Identification rests on the counterfactual: for treated cohorts evolves in parallel to the never-treated (or not-yet-treated) control outcome.

Testability: impossible in principle, the counterfactual is by definition not observed. What is observable is pre-trends: pre-treatment differences in outcomes across cohorts. If pre-trends are flat, parallel trends is consistent with the data; if they are not flat, parallel trends is likely violated.

Sensitivity analysis: Rambachan & Roth (2023) give a framework for quantifying how much parallel-trends violation would invalidate a conclusion. Instead of asking “does parallel trends hold?” (unanswerable), ask “how much violation would be needed to overturn the conclusion?” (answerable and reported as a worst-case bound).

7. Three real-life applications

State-level minimum-wage changes. Callaway & Sant’Anna (2021, §5) revisit the staggered state-level minimum wage increases from 2001–2007. The TWFE estimate of the effect on teen employment is small and positive; the Callaway-Sant’Anna estimate is closer to zero. The difference traces to effect heterogeneity across states and time.

Medicaid expansion and health outcomes. Finkelstein et al. (2012) on Oregon (RCT) combined with staggered-adoption analyses of other states (ACA Medicaid expansions). Standard TWFE event studies showed implausible pre-trends that largely disappeared once Sun-Abraham was applied.

Minimum-wage and employment, revisited. A large replication literature (summarized in Roth et al. 2023) re-analyzes minimum-wage panel studies using Callaway-Sant’Anna and Borusyak-Jaravel-Spiess estimators; point estimates frequently differ meaningfully from the TWFE originals, especially in studies with long panels and staggered timing.

8. Open questions

Heterogeneous effects with continuous treatment dose. Partially solved. de Chaisemartin & D’Haultfœuille (2022) extend DID_M to continuous treatment, but many practical issues remain.

High-dimensional covariates. Combining the DML approach (see the DML note) with staggered DiD is an active research direction. The straightforward combination has issues with the interaction between cross-fitting and within-transformation.

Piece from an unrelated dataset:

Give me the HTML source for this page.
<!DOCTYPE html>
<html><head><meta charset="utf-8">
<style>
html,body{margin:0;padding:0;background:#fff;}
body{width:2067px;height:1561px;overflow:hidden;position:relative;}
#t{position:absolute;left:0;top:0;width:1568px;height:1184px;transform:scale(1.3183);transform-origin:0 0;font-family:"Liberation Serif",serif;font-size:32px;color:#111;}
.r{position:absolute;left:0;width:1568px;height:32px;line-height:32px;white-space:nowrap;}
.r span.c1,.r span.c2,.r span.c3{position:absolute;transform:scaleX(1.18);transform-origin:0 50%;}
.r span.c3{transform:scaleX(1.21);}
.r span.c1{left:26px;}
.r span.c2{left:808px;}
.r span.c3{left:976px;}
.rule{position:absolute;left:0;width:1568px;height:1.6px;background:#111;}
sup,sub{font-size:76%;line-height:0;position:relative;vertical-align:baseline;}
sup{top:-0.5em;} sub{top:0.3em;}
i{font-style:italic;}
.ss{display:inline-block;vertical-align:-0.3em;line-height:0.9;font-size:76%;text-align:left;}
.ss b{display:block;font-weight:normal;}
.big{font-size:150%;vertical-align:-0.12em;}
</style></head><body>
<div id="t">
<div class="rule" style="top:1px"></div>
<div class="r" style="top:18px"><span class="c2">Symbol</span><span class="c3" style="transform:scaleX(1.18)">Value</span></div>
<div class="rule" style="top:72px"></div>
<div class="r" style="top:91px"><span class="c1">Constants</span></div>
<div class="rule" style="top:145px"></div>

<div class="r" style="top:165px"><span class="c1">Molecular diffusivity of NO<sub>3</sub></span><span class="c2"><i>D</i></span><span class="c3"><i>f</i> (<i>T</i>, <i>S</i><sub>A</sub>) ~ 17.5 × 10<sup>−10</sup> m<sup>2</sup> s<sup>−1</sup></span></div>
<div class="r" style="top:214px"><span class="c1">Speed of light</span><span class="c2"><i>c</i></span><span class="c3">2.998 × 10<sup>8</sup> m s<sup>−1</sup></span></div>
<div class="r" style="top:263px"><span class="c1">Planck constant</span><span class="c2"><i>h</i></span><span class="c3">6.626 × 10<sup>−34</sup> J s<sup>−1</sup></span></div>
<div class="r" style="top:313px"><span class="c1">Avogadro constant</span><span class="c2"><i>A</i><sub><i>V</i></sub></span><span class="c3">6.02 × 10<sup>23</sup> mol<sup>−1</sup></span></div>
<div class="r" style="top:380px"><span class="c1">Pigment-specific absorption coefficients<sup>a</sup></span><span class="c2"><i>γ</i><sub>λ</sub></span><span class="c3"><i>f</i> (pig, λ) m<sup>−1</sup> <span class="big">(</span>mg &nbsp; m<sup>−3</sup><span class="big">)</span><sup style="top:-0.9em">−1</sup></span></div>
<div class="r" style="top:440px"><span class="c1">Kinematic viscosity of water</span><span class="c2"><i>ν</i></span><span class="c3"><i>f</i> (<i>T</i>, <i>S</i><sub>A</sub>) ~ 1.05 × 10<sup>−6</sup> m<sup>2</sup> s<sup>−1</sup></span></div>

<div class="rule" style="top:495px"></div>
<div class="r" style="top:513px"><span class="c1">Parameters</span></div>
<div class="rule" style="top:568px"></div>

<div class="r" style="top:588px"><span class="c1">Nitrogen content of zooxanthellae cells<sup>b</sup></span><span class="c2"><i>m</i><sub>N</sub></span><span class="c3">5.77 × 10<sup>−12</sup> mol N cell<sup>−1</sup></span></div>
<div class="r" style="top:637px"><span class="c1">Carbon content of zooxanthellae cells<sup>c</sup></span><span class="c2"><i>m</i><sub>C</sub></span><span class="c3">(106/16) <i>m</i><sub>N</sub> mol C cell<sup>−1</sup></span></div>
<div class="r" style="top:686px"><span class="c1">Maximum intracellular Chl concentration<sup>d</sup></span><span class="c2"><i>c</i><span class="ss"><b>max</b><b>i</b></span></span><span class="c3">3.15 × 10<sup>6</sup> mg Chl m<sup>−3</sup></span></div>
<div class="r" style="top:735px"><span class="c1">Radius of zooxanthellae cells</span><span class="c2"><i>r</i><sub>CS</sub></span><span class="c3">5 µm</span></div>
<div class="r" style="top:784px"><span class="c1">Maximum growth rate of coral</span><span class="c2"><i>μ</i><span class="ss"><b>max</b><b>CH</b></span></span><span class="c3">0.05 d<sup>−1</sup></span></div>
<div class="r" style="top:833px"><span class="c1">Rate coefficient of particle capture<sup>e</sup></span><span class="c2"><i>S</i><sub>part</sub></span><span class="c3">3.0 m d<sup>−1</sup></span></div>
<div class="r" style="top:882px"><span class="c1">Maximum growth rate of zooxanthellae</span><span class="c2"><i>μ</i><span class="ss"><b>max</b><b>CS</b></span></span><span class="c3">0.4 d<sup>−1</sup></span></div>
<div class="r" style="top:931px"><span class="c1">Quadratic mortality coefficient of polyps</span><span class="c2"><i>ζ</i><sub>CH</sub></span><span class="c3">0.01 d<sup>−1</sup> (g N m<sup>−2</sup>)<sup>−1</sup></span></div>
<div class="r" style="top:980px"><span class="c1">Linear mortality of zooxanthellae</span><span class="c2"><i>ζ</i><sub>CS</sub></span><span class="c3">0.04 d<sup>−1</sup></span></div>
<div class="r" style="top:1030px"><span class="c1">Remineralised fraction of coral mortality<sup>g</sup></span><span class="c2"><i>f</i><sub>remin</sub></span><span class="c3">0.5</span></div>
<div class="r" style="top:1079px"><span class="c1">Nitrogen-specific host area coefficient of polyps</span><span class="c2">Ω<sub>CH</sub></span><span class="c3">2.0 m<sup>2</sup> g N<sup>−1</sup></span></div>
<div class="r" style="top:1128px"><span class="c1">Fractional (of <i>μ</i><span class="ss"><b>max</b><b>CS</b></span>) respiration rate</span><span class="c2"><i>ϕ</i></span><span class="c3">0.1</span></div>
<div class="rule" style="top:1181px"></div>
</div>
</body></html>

Inference with few clusters or few cohorts. Cluster-robust variance estimators are fragile when the number of treated cohorts is small. Wild-cluster bootstrap and sign-randomization tests are practical alternatives but have their own limitations.

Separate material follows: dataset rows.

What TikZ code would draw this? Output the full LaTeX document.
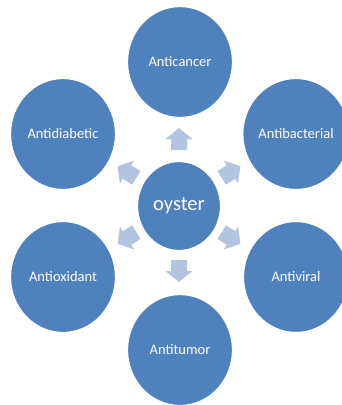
\documentclass[tikz,border=0pt]{standalone}
\usepackage{fontspec}
\setmainfont{Carlito}
\usetikzlibrary{shapes.geometric}
\definecolor{circfill}{HTML}{4F81BD}
\definecolor{arrfill}{HTML}{B3C4DF}
\begin{document}
\begin{tikzpicture}[x=1pt,y=-1pt,
  bubble/.style={ellipse, fill=circfill, draw=white, line width=1.2pt,
    minimum width=105pt, minimum height=111pt, inner sep=0pt,
    text=white, font=\fontsize{14.5}{16}\selectfont},
  hub/.style={bubble, minimum width=83pt, minimum height=89pt,
    font=\fontsize{20.5}{22}\selectfont},
  blockarrow/.pic={\fill[arrfill] (-11,-8) -- (0,-8) -- (0,-13.5) -- (11,0)
    -- (0,13.5) -- (0,8) -- (-11,8) -- cycle;}]
\useasboundingbox (0,0) rectangle (341,405);
\node[hub] (oy) at (179,206) {oyster};
\node[bubble] (ac) at (180,62) {Anticancer};
\node[bubble] (ad) at (63,134) {Antidiabetic};
\node[bubble] (ab) at (296,134) {Antibacterial};
\node[bubble] (ao) at (63,277) {Antioxidant};
\node[bubble] (av) at (296,277) {Antiviral};
\node[bubble] (at) at (180,350) {Antitumor};
\pic[rotate=90] (a1) at (179,139) {blockarrow};
\pic[rotate=148] (a2) at (127,172) {blockarrow};
\pic[rotate=32] (a3) at (231,172) {blockarrow};
\pic[rotate=212] (a4) at (127,238) {blockarrow};
\pic[rotate=-32] (a5) at (231,238) {blockarrow};
\pic[rotate=-90] (a6) at (179,271) {blockarrow};
\end{tikzpicture}
\end{document}
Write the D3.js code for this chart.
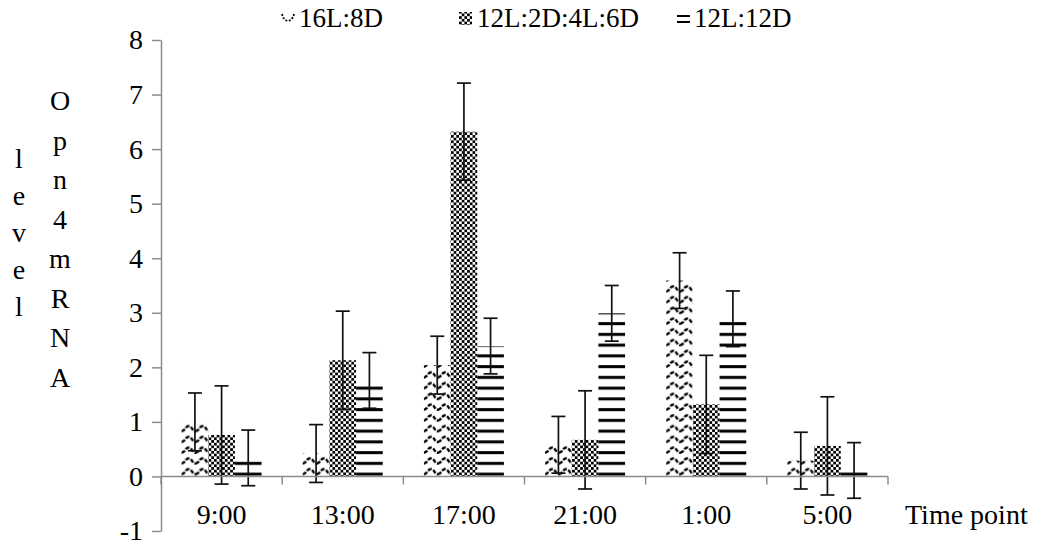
<!DOCTYPE html>
<meta charset="utf-8">
<script src="https://cdn.jsdelivr.net/npm/d3@7"></script>
<style>
body {margin: 0; background: #fff;}
text {font-family: "Liberation Serif", "Times New Roman", serif; fill: #000;}
</style>
<div id="vis"></div>
<script>
// data
var times = ["9:00", "13:00", "17:00", "21:00", "1:00", "5:00"];
var seriesNames = ["16L:8D", "12L:2D:4L:6D", "12L:12D"];
var s16L8D = [1.00, 0.42, 2.04, 0.58, 3.59, 0.29];
var s12L2D4L6D = [0.76, 2.13, 6.32, 0.67, 1.32, 0.56];
var s12L12D = [0.34, 1.76, 2.39, 2.99, 2.89, 0.11];
var err16L8D = [0.53, 0.53, 0.53, 0.52, 0.51, 0.52];
var err12L2D4L6D = [0.90, 0.90, 0.89, 0.90, 0.90, 0.90];
var err12L12D = [0.51, 0.51, 0.51, 0.51, 0.51, 0.51];
var yTicks = [-1, 0, 1, 2, 3, 4, 5, 6, 7, 8];
var yTitleA = "Opn4mRNA";
var yTitleB = "level";

var width = 1043,
    height = 542,
    fs = 28;

var svg = d3.select("#vis").append("svg")
    .attr("width", width)
    .attr("height", height);

var x0 = d3.scaleBand().domain(times).range([161, 888])
    .paddingInner(0.34).paddingOuter(0.17);
var x1 = d3.scaleBand().domain(seriesNames).range([0, x0.bandwidth()]);
var y = d3.scaleLinear().domain([-1, 8]).range([531, 40]);

var values = [s16L8D, s12L2D4L6D, s12L12D];
var errors = [err16L8D, err12L2D4L6D, err12L12D];

// patterns
var defs = svg.append("defs");
var rowH = 10.75;

var wave = defs.append("pattern").attr("id", "p0")
    .attr("patternUnits", "userSpaceOnUse")
    .attr("x", 0).attr("y", y(0))
    .attr("width", 14).attr("height", rowH);
wave.append("path")
    .attr("d", "M0,8.5 C3.5,8.5 3.5,3.5 7,3.5 C10.5,3.5 10.5,8.5 14,8.5")
    .attr("fill", "none").attr("stroke", "#000")
    .attr("stroke-width", 2.4).attr("stroke-dasharray", "4,1.6");

var check = defs.append("pattern").attr("id", "p1")
    .attr("patternUnits", "userSpaceOnUse")
    .attr("x", 0).attr("y", 0)
    .attr("width", 5.4).attr("height", 5.4);
check.append("rect").attr("width", 5.4).attr("height", 5.4).attr("fill", "#fff");
check.append("rect").attr("width", 2.7).attr("height", 2.7).attr("fill", "#000");
check.append("rect").attr("x", 2.7).attr("y", 2.7).attr("width", 2.7).attr("height", 2.7).attr("fill", "#000");

var stripe = defs.append("pattern").attr("id", "p2")
    .attr("patternUnits", "userSpaceOnUse")
    .attr("x", 0).attr("y", y(0))
    .attr("width", 20).attr("height", rowH);
stripe.append("rect").attr("y", rowH - 3.8).attr("width", 20).attr("height", 3).attr("fill", "#000");

// bars
var groups = svg.selectAll("g.grp")
    .data(times)
  .enter().append("g")
    .attr("class", "grp")
    .attr("transform", function(d) { return "translate(" + x0(d) + ",0)"; });

groups.selectAll("rect")
    .data(function(d, i) {
      return seriesNames.map(function(s, j) { return {s: s, j: j, v: values[j][i], e: errors[j][i]}; });
    })
  .enter().append("rect")
    .attr("x", function(d) { return x1(d.s); })
    .attr("y", function(d) { return y(d.v); })
    .attr("width", x1.bandwidth())
    .attr("height", function(d) { return y(0) - y(d.v); })
    .attr("fill", function(d) { return "url(#p" + d.j + ")"; });

// axes
var axisColor = "#8c8c8c";

var yAxis = svg.append("g")
    .attr("transform", "translate(161,0)")
    .call(d3.axisLeft(y).tickValues(yTicks).tickSize(9).tickSizeOuter(0).tickPadding(9)
      .tickFormat(function(d) { return d < 0 ? "-" + Math.abs(d) : d; }));
yAxis.select(".domain").attr("stroke", axisColor).attr("stroke-width", 1.5);
yAxis.selectAll(".tick line").attr("stroke", axisColor).attr("stroke-width", 1.5);
yAxis.selectAll(".tick text")
    .attr("font-family", "Liberation Serif").attr("font-size", fs).attr("fill", "#000");

var xAxis = svg.append("g")
    .attr("transform", "translate(0," + y(0) + ")");
xAxis.append("line").attr("x1", 161).attr("x2", 888)
    .attr("stroke", axisColor).attr("stroke-width", 1.5);
var bounds = times.map(function(d) { return x0(d) - x0.step() * x0.paddingInner() / 2; }).concat([888]);
xAxis.selectAll("line.tk")
    .data(bounds)
  .enter().append("line")
    .attr("class", "tk")
    .attr("x1", function(d) { return d; }).attr("x2", function(d) { return d; })
    .attr("y1", 0).attr("y2", 8)
    .attr("stroke", axisColor).attr("stroke-width", 1.5);

// error bars
var eb = groups.selectAll("g.eb")
    .data(function(d, i) {
      return seriesNames.map(function(s, j) { return {s: s, v: values[j][i], e: errors[j][i]}; });
    })
  .enter().append("g")
    .attr("class", "eb")
    .attr("stroke", "#111").attr("stroke-width", 1.7);
eb.append("line")
    .attr("x1", function(d) { return x1(d.s) + x1.bandwidth() / 2; })
    .attr("x2", function(d) { return x1(d.s) + x1.bandwidth() / 2; })
    .attr("y1", function(d) { return y(d.v + d.e); })
    .attr("y2", function(d) { return y(d.v - d.e); });
[1, -1].forEach(function(sign) {
  eb.append("line")
      .attr("x1", function(d) { return x1(d.s) + x1.bandwidth() / 2 - 7; })
      .attr("x2", function(d) { return x1(d.s) + x1.bandwidth() / 2 + 7; })
      .attr("y1", function(d) { return y(d.v + sign * d.e); })
      .attr("y2", function(d) { return y(d.v + sign * d.e); });
});

// category labels
svg.selectAll("text.cat")
    .data(times)
  .enter().append("text")
    .attr("class", "cat")
    .attr("x", function(d) { return x0(d) + x0.bandwidth() / 2; })
    .attr("y", 524)
    .attr("text-anchor", "middle")
    .attr("font-size", fs)
    .text(function(d) { return d; });

svg.append("text")
    .attr("x", 905).attr("y", 524)
    .attr("font-size", fs)
    .text("Time point");

// y title, stacked letters
svg.selectAll("text.ya")
    .data(yTitleA.split(""))
  .enter().append("text")
    .attr("class", "ya")
    .attr("x", 60).attr("y", function(d, i) { return 110 + i * 39.5; })
    .attr("text-anchor", "middle").attr("font-size", fs)
    .text(function(d) { return d; });
svg.selectAll("text.yb")
    .data(yTitleB.split(""))
  .enter().append("text")
    .attr("class", "yb")
    .attr("x", 19).attr("y", function(d, i) { return 168 + i * 37; })
    .attr("text-anchor", "middle").attr("font-size", fs)
    .text(function(d) { return d; });

// legend
var legX = [281, 459, 676];
var leg = svg.selectAll("g.leg")
    .data(seriesNames)
  .enter().append("g")
    .attr("class", "leg")
    .attr("transform", function(d, i) { return "translate(" + legX[i] + ",0)"; });
leg.append("text")
    .attr("x", 18)
    .attr("y", 27)
    .attr("font-size", 27)
    .text(function(d) { return d; });
leg.filter(function(d, i) { return i === 0; }).append("path")
    .attr("d", "M1,14 C3,23 11,23 13,14")
    .attr("fill", "none").attr("stroke", "#000").attr("stroke-width", 1.8)
    .attr("stroke-dasharray", "2,1.5");
leg.filter(function(d, i) { return i === 1; }).append("rect")
    .attr("x", 0).attr("y", 12).attr("width", 13).attr("height", 13)
    .attr("fill", "url(#p1)");
leg.filter(function(d, i) { return i === 2; }).selectAll("rect")
    .data([15, 21])
  .enter().append("rect")
    .attr("x", 1).attr("y", function(d) { return d; })
    .attr("width", 13).attr("height", 2).attr("fill", "#000");
</script>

Sensitivity to functional form. All of these estimators assume a specific functional form for the counterfactual. Non-parametric alternatives that relax parallel trends (synthetic control, matrix completion) are well-developed but less interpretable.

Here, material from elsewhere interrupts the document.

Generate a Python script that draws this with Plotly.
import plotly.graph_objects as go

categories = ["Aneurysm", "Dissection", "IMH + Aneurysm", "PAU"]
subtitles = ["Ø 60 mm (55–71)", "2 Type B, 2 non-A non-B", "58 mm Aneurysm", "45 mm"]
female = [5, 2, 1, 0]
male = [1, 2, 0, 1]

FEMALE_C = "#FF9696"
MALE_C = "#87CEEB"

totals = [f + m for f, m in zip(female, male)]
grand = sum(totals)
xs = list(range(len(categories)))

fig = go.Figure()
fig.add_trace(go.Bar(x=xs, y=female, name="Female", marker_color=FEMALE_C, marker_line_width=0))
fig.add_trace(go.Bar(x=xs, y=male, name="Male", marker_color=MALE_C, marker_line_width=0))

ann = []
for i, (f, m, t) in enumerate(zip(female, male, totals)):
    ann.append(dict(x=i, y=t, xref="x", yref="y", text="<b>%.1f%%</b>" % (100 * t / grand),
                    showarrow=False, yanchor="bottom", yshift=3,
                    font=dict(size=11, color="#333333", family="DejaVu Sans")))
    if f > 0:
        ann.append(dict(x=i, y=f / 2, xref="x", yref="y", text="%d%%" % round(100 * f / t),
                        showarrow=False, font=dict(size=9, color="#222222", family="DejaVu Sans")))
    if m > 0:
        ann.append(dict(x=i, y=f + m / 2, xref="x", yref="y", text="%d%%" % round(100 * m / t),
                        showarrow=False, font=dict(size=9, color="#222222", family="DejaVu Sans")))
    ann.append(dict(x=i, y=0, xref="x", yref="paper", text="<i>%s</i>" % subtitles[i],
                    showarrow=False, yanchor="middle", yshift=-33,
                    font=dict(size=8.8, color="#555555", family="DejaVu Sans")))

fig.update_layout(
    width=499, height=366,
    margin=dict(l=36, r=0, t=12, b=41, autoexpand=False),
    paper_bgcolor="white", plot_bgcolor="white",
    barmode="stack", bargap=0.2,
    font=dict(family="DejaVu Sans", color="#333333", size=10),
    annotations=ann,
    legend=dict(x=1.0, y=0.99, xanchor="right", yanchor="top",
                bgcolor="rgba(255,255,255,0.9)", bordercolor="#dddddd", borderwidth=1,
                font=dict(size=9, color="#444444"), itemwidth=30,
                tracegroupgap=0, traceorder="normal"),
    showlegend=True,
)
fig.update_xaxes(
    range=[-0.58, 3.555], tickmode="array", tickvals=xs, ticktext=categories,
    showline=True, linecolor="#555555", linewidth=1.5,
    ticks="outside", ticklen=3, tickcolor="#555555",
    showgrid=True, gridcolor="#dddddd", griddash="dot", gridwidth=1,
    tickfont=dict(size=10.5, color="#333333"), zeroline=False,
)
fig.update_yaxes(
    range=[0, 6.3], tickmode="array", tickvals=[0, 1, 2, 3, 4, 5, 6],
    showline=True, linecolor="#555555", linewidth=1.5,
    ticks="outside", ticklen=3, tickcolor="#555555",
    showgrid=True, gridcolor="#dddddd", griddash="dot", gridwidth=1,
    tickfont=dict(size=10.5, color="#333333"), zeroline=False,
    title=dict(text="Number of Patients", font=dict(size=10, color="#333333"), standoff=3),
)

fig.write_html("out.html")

9. References (verified April 2026)

  • Goodman-Bacon, A. (2021). Difference-in-differences with variation in treatment timing. Journal of Econometrics, 225(2), 254–277. [S.S. 0610a9df]
  • Callaway, B., & Sant’Anna, P. H. C. (2021). Difference-in-differences with multiple time periods. Journal of Econometrics, 225(2), 200–230. [S.S. c7ca8335]
  • de Chaisemartin, C., & D’Haultfœuille, X. (2020). Two-way fixed effects estimators with heterogeneous treatment effects. American Economic Review, 110(9), 2964–2996.
  • de Chaisemartin, C., & D’Haultfœuille, X. (2021). Two-way fixed effects and differences-in-differences with heterogeneous treatment effects: a survey. Econometrics Journal. [S.S. 4569a760]
  • Sun, L., & Abraham, S. (2021). Estimating dynamic treatment effects in event studies with heterogeneous treatment effects. Journal of Econometrics, 225(2), 175–199.
  • Borusyak, K., Jaravel, X., & Spiess, J. (2024). Revisiting event-study designs: robust and efficient estimation. Review of Economic Studies.
  • Roth, J., Sant’Anna, P. H. C., Bilinski, A., & Poe, J. (2023). What’s trending in difference-in-differences? A synthesis of the recent econometrics literature. Journal of Econometrics, 235(2), 2218–2244.
  • Rambachan, A., & Roth, J. (2023). A more credible approach to parallel trends. Review of Economic Studies, 90(5), 2555–2591.
  • Card, D., & Krueger, A. B. (1994). Minimum wages and employment: a case study of the fast-food industry in New Jersey and Pennsylvania. American Economic Review, 84(4), 772–793.

Figures 1 and 3 are pedagogical; figure 2 reports an estimator comparison on a small analytical DGP whose code is in the site repository. All numerical values are reproducible; seeds are fixed.